September 11, 2001 - September 11, 2012

I had just dropped my children at pre-K. It was early so I decided to drive over to the grocery and pick up a few things for dinner. I was still living in Astoria, New York.



My cell phone rang, a friend asked me frantically, "Barbara, where's your husband?" I answered "he's at work." She said "doesn't he work near the Trade Center?" "Yes," I said, "across the street." "My God, Barbara don't you know?" (PAUSE) "Turn on your radio!" I hung up, turned on my car radio and heard what sounded like an elaborate joke. People talking about terrorists, a plane accident downtown. I froze. My cell rang again. It was my then-husband, "someone just flew into the Trade Center with a plane. Looks like an accident. Just want you to know I am fine." "O.K." I said, "thank goodness." My husband told me later that he literally was putting his phone back in the cradle when he looked out the picture window in his office, across Church Street just in time to see a second plane hit the second tower. He walked out to the main office and told his staff, "I don't care what management says. Grab your things people, we're going to the basement." His staff quickly grabbed their things and by the time they got to the lobby, FBI sharp shooters in black riot gear were in their lobby directing people out of the building to Broadway (across from City Hall) and told them to 'walk North on Broadway, keep walking and don't turn around.' He said they had gotten pretty far up Broadway when a rumble like an earthquake could be heard. The ground shook. Between the streets and building a cloud of dirt and debris poured out. He told me he was afraid to turn around. One of his co-workers with him had -- and said "The towers. They fell!" People were running up the street so fast they ran out of their shoes, leaving them behind like artifacts. It was, he told me, like a bad Godzilla movie. The reality was too much. He finally stopped at the apartment of a doctor friend in the Midtown 30s where he waited out the day. The only person who was able to reach me by phone was my Father; living in Scottsdale, Arizona and watching television horrified. My mother had died almost 1 year prior. I couldn't seem to make a call out and my internet service was down (and stayed down for a few weeks). Dad asked me for the phone numbers of my husband's family in Canada. Once he calmed me down -- he started calling. My Dad was that kind of person. 

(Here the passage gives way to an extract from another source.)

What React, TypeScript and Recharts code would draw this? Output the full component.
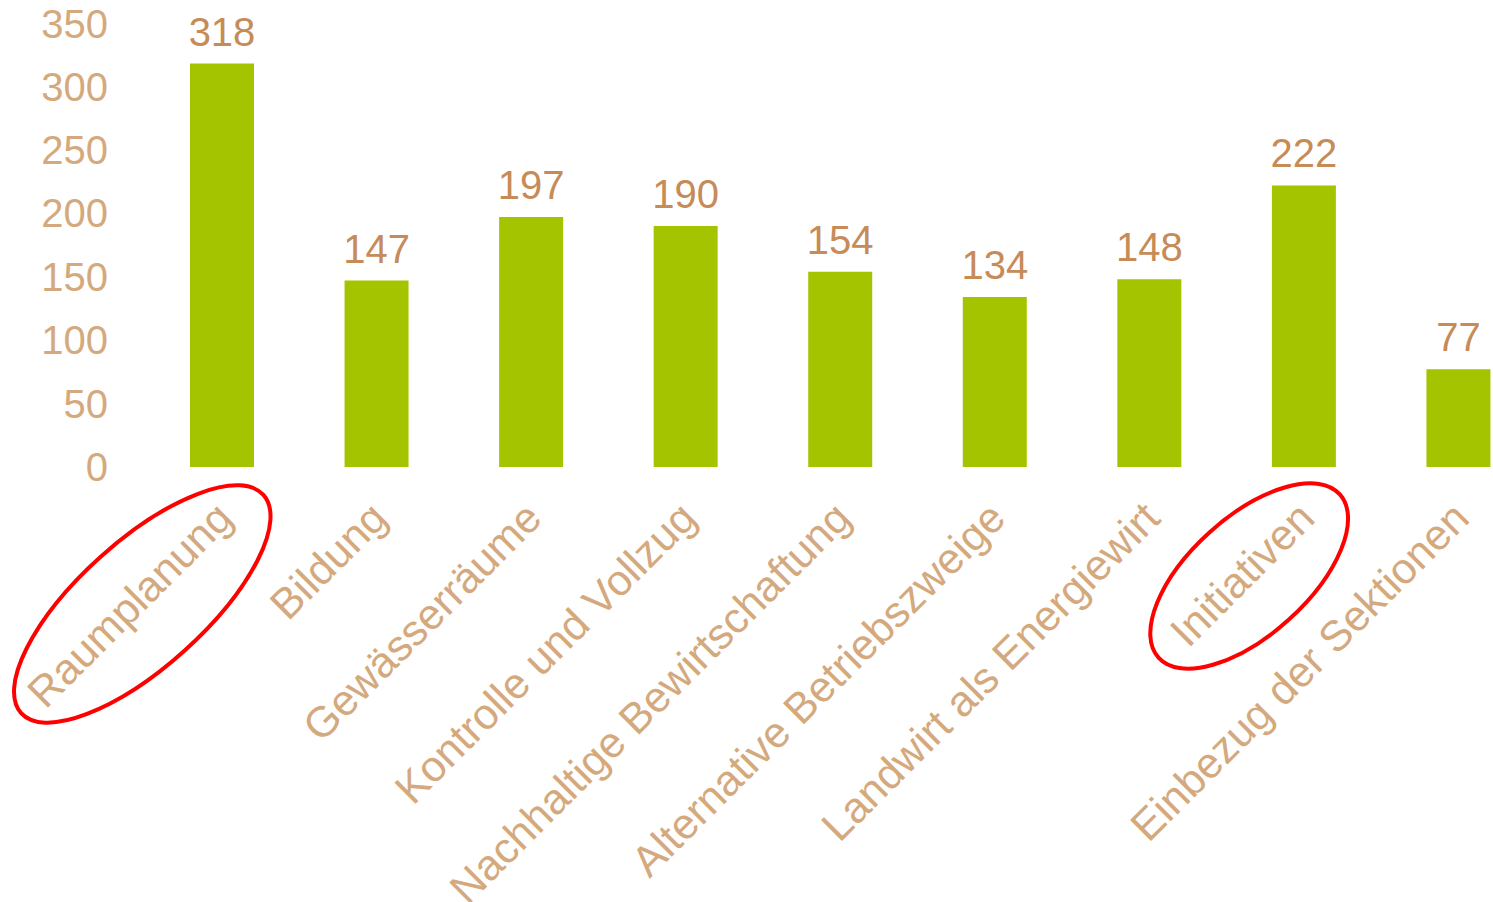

My first roommate in NYC, Bert, had passed away from congenitial illness in 1999. Far too young. After starting a children's theatre program in Harlem that runs to this day. When we both got here after college, we would go down to the Trade Centers every Sunday we were both in town and not on tour. We'd have lunch there, run lines and just walk around in the quiet. I was glad he wasn't here to see this. 

My best friend in the U.K. was trying frantically to reach me. My family in Canada was calling and trying. People I hadn't spoken to in years were trying to find me. Communications shut down for weeks in NYC. Some, it seems, for good. I didn't know if my husband was dead or alive until later that afternoon. He told me he'd tried to call a number of places around our home, our friends, our neighbors -- to no avail. Finally he called the kids' school. When I went to pick them up the principal met me at the door, "he's alive" she whispered to me. I was relieved, though he came home very late -- the kids were asking where he was.  Walking home across the Queensboro Bridge. They knew something had happened. WHAT had happened they didn't know. My husband came home dusted with soot. He didn't go in to work for about 3 months. 

The office was closed. Fusilage from one of the planes landed on the roof of his building. His office window was blown out. 2 nights after, in the cool of the evening -- the acrid smell of burnt electrics reached us in Queens in the middle of the night. The next day, I got calls from friends in Suffolk County, NY. The smell reached all of them just a couple hours later. My bedroom window faced the (now RFK) Triboro Bridge. It was quiet. Too quiet. No birds, no insects, no sound. The streets were like a tomb. Three to four times a day huge black helicopters flew close over the roof of our building.
 
To this day, my estranged husband tells me he still hears the horrible sound of bodies hitting the ground in his dreams. His name is on the 9/11 Health Registry. 

My kids are now teens in high schools - pursuing their dreams. I survive. Yes, 9/11 changed us all. We are still in Iraq; Osama is dead; sharia law is running rampant in parts of Europe and the U.K. 

 Lives changed forever on 9/11/2001. 

Have we learned our lessons from 9/11?